Matias’s shop is an instantly cheery environment, as the student barber bops to hip-hop and clicking scissors. A Chicago flag hangs above his workspace as he focuses while using an electric razor inches above his client’s spotty blue smock.
He said his clientele is all men, but he’s confident he could cut “any texture” of hair, long or short. His current rate is $25 per haircut and $30 with a beard trim — lower prices than his now-competitor the Foggy Bottom Barber Shop, located near the Watergate complex, where he worked as a sophomore. He said there the shop charged $40 for a haircut and $50 when combined with the beard trim.
Matias said word spread of his mastery of the fade, a tapered style with short sides and a fuller top, which caused his business to grow.
“One person gets a haircut and their friend’s like, ‘Oh, who cut your hair?’ and he’s like, ‘Nick!’ and then he gives them my number,” he said. “I’ll have random people texting me, ‘Yo, I heard you give good haircuts, can you get me this week?’”
Among Matias’ group of loyal customers is Jake Introzzi, a junior majoring in finance and a patron of Matias’ makeshift barber shop since November 2022. After receiving an unfavorable haircut elsewhere, a friend recommended Introzzi check out Matias’ shop instead.

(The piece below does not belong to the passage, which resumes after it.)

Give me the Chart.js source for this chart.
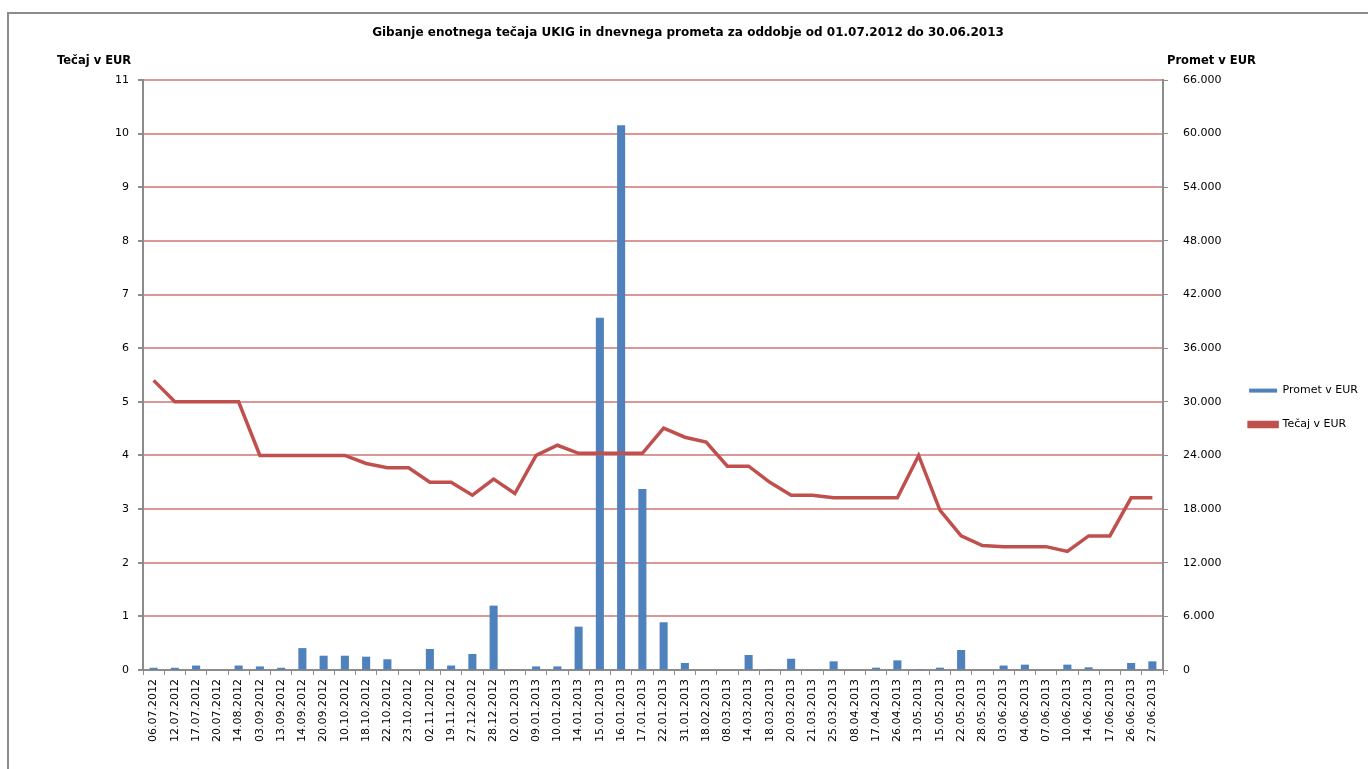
<!DOCTYPE html>
<html>
<head>
<meta charset="utf-8">
<script src="https://cdn.jsdelivr.net/npm/chart.js@4.4.1/dist/chart.umd.min.js"></script>
<style>
  html, body { margin: 0; padding: 0; background: #fff; overflow: hidden; }
  #wrap { position: relative; width: 1368px; height: 769px; }
  #frame { position: absolute; left: 7px; top: 12px; width: 1400px; height: 800px;
           border-left: 2px solid #8c8c8c; border-top: 2px solid #8c8c8c; pointer-events: none; }
  canvas { position: absolute; left: 0; top: 0; }
</style>
</head>
<body>
<div id="wrap">
  <canvas id="c" width="1368" height="769"></canvas>
  <div id="frame"></div>
</div>
<script>
const categories = ["06.07.2012","12.07.2012","17.07.2012","20.07.2012","14.08.2012","03.09.2012","13.09.2012","14.09.2012","20.09.2012","10.10.2012","18.10.2012","22.10.2012","23.10.2012","02.11.2012","19.11.2012","27.12.2012","28.12.2012","02.01.2013","09.01.2013","10.01.2013","14.01.2013","15.01.2013","16.01.2013","17.01.2013","22.01.2013","31.01.2013","18.02.2013","08.03.2013","14.03.2013","18.03.2013","20.03.2013","21.03.2013","25.03.2013","08.04.2013","17.04.2013","26.04.2013","13.05.2013","15.05.2013","22.05.2013","28.05.2013","03.06.2013","04.06.2013","07.06.2013","10.06.2013","14.06.2013","17.06.2013","26.06.2013","27.06.2013"];

const tecaj = [5.4,5.0,5.0,5.0,5.0,4.0,4.0,4.0,4.0,4.0,3.85,3.77,3.77,3.5,3.5,3.26,3.56,3.29,4.0,4.19,4.04,4.04,4.04,4.04,4.51,4.34,4.25,3.8,3.8,3.5,3.26,3.26,3.21,3.21,3.21,3.21,4.0,2.98,2.5,2.32,2.3,2.3,2.3,2.21,2.5,2.5,3.21,3.21];

const promet = [250,250,500,0,500,400,250,2450,1600,1600,1490,1200,0,2350,500,1790,7200,100,400,400,4850,39400,60950,20250,5340,780,0,0,1680,100,1260,0,970,0,260,1080,100,260,2240,0,500,600,0,600,300,0,780,970];

const titleText = "Gibanje enotnega tečaja UKIG in dnevnega prometa za oddobje od 01.07.2012 do 30.06.2013";
const leftAxisTitle = "Tečaj v EUR";
const rightAxisTitle = "Promet v EUR";
const seriesNames = ["Promet v EUR", "Tečaj v EUR"];

const FONT = "'DejaVu Sans', Verdana, sans-serif";
const PLOT_LEFT = 143, PLOT_RIGHT = 1163, PLOT_BOTTOM = 670;

function fmtThousands(v) {
  return String(v).replace(/\B(?=(\d{3})+(?!\d))/g, '.');
}

const axisTitles = {
  id: 'axisTitles',
  afterDraw(chart) {
    const ctx = chart.ctx;
    ctx.save();
    ctx.font = "bold 11.5px " + FONT;
    ctx.fillStyle = '#000';
    ctx.textBaseline = 'middle';
    ctx.textAlign = 'left';
    ctx.fillText(leftAxisTitle, 57, 61);
    ctx.fillText(rightAxisTitle, 1167, 61);
    ctx.restore();
  }
};

new Chart(document.getElementById('c'), {
  data: {
    labels: categories,
    datasets: [
      {
        type: 'bar',
        label: seriesNames[0],
        data: promet,
        yAxisID: 'y1',
        backgroundColor: '#4f81bd',
        borderColor: '#6f97c9',
        borderWidth: 0,
        barPercentage: 0.38,
        categoryPercentage: 1.0,
        order: 2
      },
      {
        type: 'line',
        label: seriesNames[1],
        data: tecaj,
        yAxisID: 'y',
        borderColor: '#c0504d',
        backgroundColor: '#c0504d',
        borderWidth: 3.5,
        pointRadius: 0,
        tension: 0,
        order: 1
      }
    ]
  },
  plugins: [axisTitles],
  options: {
    responsive: false,
    animation: false,
    layout: { padding: { top: 20, left: 8, right: 0, bottom: 0 } },
    plugins: {
      tooltip: { enabled: false },
      title: {
        display: true,
        text: titleText,
        color: '#000',
        font: { family: FONT, size: 12, weight: 'bold' },
        padding: { top: 6, bottom: 39.6 }
      },
      legend: {
        position: 'right',
        title: { display: true, text: ' ', font: { family: FONT, size: 11 }, padding: { top: 0, bottom: 13 } },
        labels: {
          color: '#000',
          font: { family: FONT, size: 11 },
          boxWidth: 28,
          boxHeight: 4,
          padding: 23,
          sort: (a, b) => a.datasetIndex - b.datasetIndex
        }
      }
    },
    scales: {
      x: {
        offset: true,
        grid: { display: true, drawOnChartArea: false, offset: true, tickLength: 5, tickColor: '#8c8c8c' },
        border: { color: '#8c8c8c', width: 2 },
        ticks: { color: '#000', font: { family: FONT, size: 11 }, minRotation: 90, maxRotation: 90, autoSkip: false, padding: 4 },
        afterFit(scale) { scale.height = 769 - PLOT_BOTTOM; }
      },
      y: {
        position: 'left',
        min: 0, max: 11,
        ticks: { stepSize: 1, color: '#000', font: { family: FONT, size: 11 }, padding: 9 },
        grid: { color: '#d99795', lineWidth: 2, tickLength: 5, tickColor: '#8c8c8c' },
        border: { color: '#8c8c8c', width: 2 },
        afterFit(scale) { scale.width = PLOT_LEFT - 8; }
      },
      y1: {
        position: 'right',
        min: 0, max: 66000,
        ticks: { stepSize: 6000, color: '#000', font: { family: FONT, size: 11 }, padding: 15,
                 callback: (v) => fmtThousands(v) },
        grid: { drawOnChartArea: false, tickLength: 5, tickColor: '#8c8c8c' },
        border: { color: '#8c8c8c', width: 2 },
        afterFit(scale) {
          const lw = scale.chart.legend ? scale.chart.legend.width : 130;
          scale.width = 1368 - PLOT_RIGHT - lw;
        }
      }
    }
  }
});
</script>
</body>
</html>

Introzzi said he and Matias have become friends outside of the barber’s chair, with Matias’ sense of humor and “great conversation” transforming a typically mundane activity to a bonding experience.
“I think it just makes your experience more enjoyable, having other students cut your hair,” he said. “Someone you can share experiences with, talk about and just relate to a little more than in a typical barber shop.”